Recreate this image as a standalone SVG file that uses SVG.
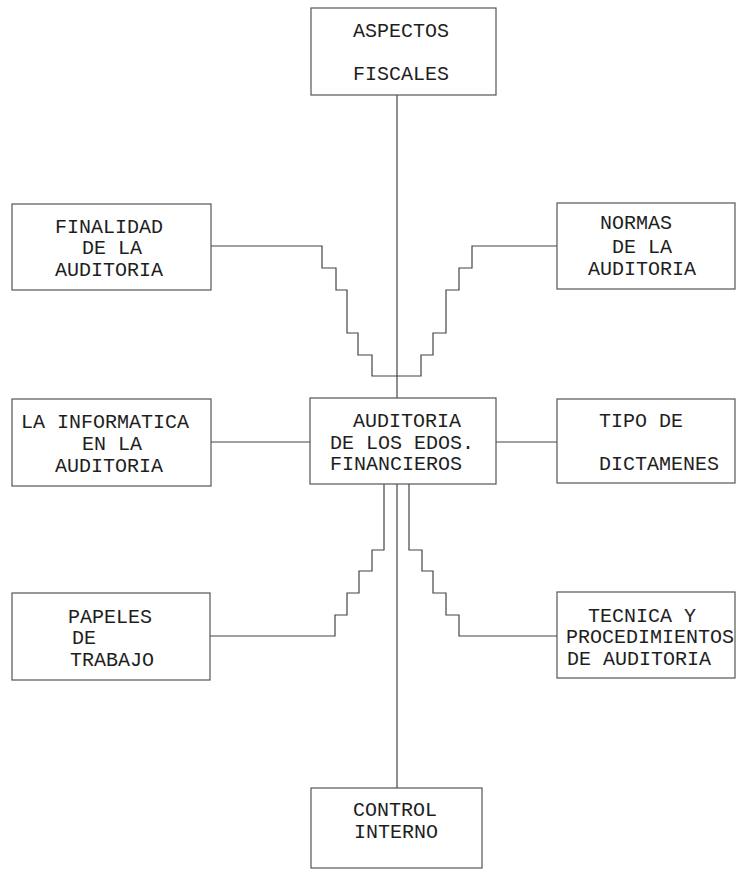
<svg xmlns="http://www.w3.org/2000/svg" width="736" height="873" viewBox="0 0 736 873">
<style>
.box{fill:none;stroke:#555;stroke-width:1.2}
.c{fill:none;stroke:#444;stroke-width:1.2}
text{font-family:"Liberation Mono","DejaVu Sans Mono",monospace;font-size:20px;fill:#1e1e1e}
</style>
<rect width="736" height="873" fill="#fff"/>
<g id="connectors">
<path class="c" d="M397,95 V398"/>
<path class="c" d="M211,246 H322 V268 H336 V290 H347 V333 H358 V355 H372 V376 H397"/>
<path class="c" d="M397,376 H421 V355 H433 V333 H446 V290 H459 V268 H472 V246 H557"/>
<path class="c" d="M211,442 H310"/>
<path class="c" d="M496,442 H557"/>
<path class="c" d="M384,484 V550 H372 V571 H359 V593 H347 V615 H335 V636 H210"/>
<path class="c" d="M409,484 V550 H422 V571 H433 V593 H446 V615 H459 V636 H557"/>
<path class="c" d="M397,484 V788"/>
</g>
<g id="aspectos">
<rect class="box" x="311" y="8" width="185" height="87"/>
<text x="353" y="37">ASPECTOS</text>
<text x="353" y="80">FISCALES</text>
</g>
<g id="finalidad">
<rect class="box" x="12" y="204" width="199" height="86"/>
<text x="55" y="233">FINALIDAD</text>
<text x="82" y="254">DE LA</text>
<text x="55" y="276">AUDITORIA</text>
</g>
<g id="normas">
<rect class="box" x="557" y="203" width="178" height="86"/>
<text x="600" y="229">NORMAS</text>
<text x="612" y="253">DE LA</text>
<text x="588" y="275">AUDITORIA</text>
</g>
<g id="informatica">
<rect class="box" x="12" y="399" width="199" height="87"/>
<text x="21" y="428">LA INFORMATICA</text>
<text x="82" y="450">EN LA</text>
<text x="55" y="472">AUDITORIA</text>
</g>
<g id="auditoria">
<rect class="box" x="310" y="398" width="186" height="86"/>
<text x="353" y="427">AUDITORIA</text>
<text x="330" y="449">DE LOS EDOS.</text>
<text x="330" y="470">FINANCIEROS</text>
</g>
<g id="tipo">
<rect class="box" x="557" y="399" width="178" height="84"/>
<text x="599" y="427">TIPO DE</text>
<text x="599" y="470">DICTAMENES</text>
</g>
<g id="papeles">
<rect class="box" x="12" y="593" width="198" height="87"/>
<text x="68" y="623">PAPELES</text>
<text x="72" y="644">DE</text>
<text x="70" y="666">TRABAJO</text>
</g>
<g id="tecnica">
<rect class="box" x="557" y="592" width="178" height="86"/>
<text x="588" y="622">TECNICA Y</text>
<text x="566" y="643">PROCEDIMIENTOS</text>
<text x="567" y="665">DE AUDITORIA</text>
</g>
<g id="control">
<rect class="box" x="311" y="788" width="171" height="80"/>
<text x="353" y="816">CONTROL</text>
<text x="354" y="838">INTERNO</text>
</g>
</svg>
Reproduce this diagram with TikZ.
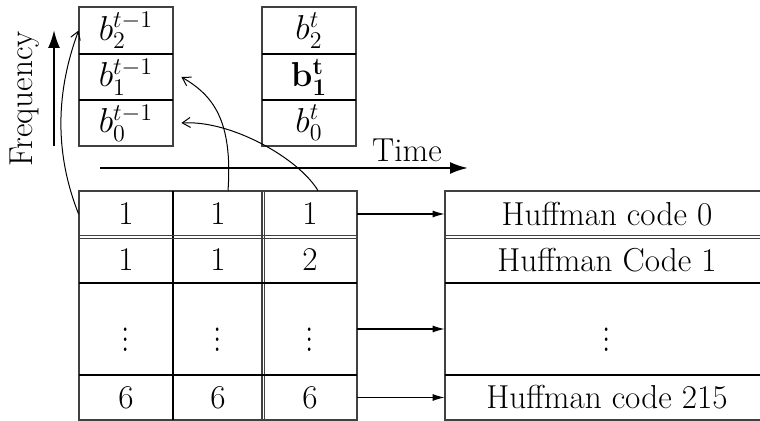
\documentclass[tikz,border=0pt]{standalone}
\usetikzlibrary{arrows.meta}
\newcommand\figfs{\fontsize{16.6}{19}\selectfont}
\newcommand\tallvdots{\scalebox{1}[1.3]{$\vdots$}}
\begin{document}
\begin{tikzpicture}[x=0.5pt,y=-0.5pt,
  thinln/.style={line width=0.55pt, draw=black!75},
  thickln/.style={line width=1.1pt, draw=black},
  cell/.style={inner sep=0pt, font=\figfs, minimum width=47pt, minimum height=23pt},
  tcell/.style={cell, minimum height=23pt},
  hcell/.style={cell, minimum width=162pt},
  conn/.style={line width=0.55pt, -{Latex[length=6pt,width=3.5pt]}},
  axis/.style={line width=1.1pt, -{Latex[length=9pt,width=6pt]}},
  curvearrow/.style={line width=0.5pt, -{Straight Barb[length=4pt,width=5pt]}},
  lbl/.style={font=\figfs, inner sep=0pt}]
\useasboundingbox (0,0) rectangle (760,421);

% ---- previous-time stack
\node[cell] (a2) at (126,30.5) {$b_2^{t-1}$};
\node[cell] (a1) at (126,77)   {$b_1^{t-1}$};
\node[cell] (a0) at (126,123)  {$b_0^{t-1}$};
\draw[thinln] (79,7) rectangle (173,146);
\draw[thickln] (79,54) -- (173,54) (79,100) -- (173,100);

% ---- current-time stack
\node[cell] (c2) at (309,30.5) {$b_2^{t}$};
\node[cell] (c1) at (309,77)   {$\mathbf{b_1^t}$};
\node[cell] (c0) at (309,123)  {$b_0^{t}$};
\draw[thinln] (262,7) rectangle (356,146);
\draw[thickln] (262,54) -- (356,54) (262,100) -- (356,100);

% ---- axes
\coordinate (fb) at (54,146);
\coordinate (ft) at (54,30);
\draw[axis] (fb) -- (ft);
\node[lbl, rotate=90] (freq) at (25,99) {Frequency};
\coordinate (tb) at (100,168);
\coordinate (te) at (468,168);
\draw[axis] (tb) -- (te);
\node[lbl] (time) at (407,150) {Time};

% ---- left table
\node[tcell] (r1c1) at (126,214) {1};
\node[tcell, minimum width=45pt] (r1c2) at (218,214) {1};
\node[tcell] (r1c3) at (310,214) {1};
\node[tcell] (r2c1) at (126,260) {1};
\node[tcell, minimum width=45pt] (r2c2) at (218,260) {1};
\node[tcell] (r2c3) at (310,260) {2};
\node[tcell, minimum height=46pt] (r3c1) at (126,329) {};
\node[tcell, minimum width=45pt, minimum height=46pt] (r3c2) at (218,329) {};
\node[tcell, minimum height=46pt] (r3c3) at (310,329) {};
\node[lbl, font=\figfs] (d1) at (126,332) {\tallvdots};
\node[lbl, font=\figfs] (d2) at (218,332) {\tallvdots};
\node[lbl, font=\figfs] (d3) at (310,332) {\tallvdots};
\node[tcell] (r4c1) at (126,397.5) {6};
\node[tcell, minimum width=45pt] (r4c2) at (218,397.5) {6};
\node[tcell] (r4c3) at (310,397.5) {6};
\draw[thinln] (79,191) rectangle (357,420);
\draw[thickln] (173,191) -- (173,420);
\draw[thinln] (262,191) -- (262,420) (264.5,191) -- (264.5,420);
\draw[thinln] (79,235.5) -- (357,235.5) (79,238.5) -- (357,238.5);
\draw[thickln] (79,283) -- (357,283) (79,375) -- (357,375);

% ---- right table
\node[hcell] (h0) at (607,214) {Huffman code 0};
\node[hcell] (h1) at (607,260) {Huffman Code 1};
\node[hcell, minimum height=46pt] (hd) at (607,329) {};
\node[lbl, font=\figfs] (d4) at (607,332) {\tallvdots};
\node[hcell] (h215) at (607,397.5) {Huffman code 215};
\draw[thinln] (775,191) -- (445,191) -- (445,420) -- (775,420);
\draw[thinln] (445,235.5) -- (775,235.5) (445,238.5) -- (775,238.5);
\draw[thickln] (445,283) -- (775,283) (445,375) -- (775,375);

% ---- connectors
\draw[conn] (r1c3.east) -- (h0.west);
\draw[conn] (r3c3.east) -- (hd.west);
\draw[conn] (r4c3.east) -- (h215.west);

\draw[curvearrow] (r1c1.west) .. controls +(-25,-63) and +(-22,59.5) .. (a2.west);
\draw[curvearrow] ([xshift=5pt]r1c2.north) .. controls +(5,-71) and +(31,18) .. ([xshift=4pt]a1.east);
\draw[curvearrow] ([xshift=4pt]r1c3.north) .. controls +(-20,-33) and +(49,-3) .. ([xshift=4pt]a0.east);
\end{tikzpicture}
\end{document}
==
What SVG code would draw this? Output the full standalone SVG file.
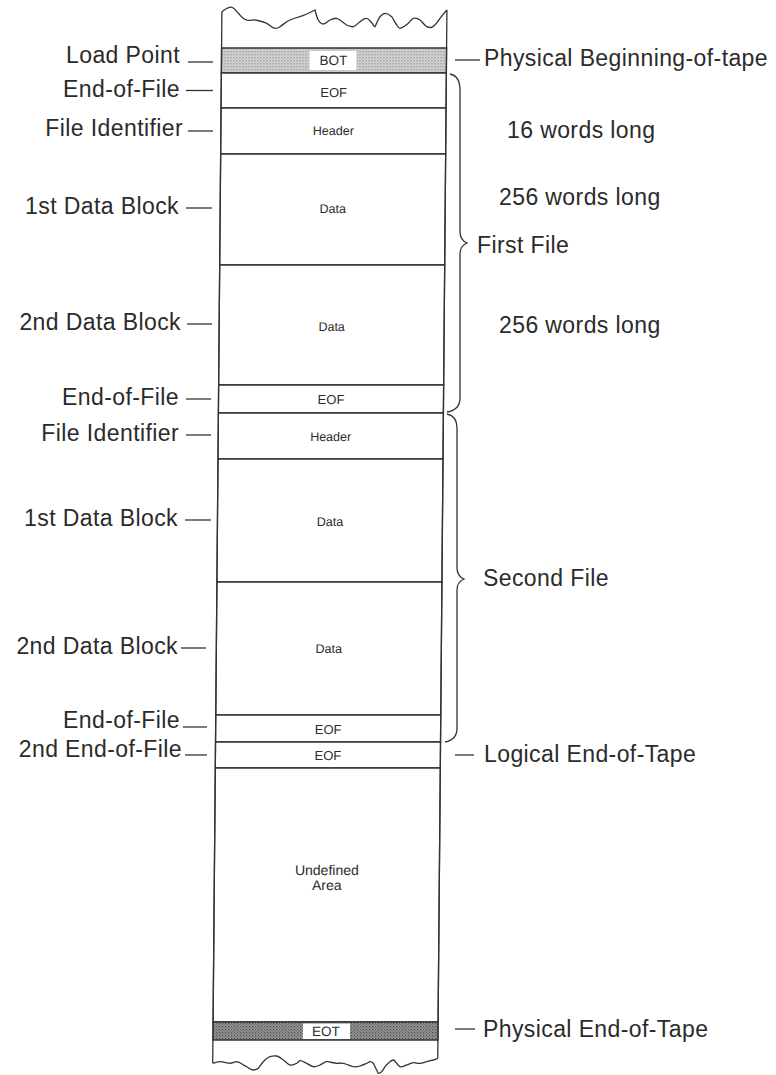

(What you need to do) Copy out exactly the material that runs from the line with "Reproduce this diagram with TikZ." to the line with "(time) at (407,150)", ends included, and leave the pictures behind.

(Complete output)
Reproduce this diagram with TikZ.
\documentclass[tikz,border=0pt]{standalone}
\usetikzlibrary{arrows.meta}
\newcommand\figfs{\fontsize{16.6}{19}\selectfont}
\newcommand\tallvdots{\scalebox{1}[1.3]{$\vdots$}}
\begin{document}
\begin{tikzpicture}[x=0.5pt,y=-0.5pt,
  thinln/.style={line width=0.55pt, draw=black!75},
  thickln/.style={line width=1.1pt, draw=black},
  cell/.style={inner sep=0pt, font=\figfs, minimum width=47pt, minimum height=23pt},
  tcell/.style={cell, minimum height=23pt},
  hcell/.style={cell, minimum width=162pt},
  conn/.style={line width=0.55pt, -{Latex[length=6pt,width=3.5pt]}},
  axis/.style={line width=1.1pt, -{Latex[length=9pt,width=6pt]}},
  curvearrow/.style={line width=0.5pt, -{Straight Barb[length=4pt,width=5pt]}},
  lbl/.style={font=\figfs, inner sep=0pt}]
\useasboundingbox (0,0) rectangle (760,421);

% ---- previous-time stack
\node[cell] (a2) at (126,30.5) {$b_2^{t-1}$};
\node[cell] (a1) at (126,77)   {$b_1^{t-1}$};
\node[cell] (a0) at (126,123)  {$b_0^{t-1}$};
\draw[thinln] (79,7) rectangle (173,146);
\draw[thickln] (79,54) -- (173,54) (79,100) -- (173,100);

% ---- current-time stack
\node[cell] (c2) at (309,30.5) {$b_2^{t}$};
\node[cell] (c1) at (309,77)   {$\mathbf{b_1^t}$};
\node[cell] (c0) at (309,123)  {$b_0^{t}$};
\draw[thinln] (262,7) rectangle (356,146);
\draw[thickln] (262,54) -- (356,54) (262,100) -- (356,100);

% ---- axes
\coordinate (fb) at (54,146);
\coordinate (ft) at (54,30);
\draw[axis] (fb) -- (ft);
\node[lbl, rotate=90] (freq) at (25,99) {Frequency};
\coordinate (tb) at (100,168);
\coordinate (te) at (468,168);
\draw[axis] (tb) -- (te);
\node[lbl] (time) at (407,150) {Time};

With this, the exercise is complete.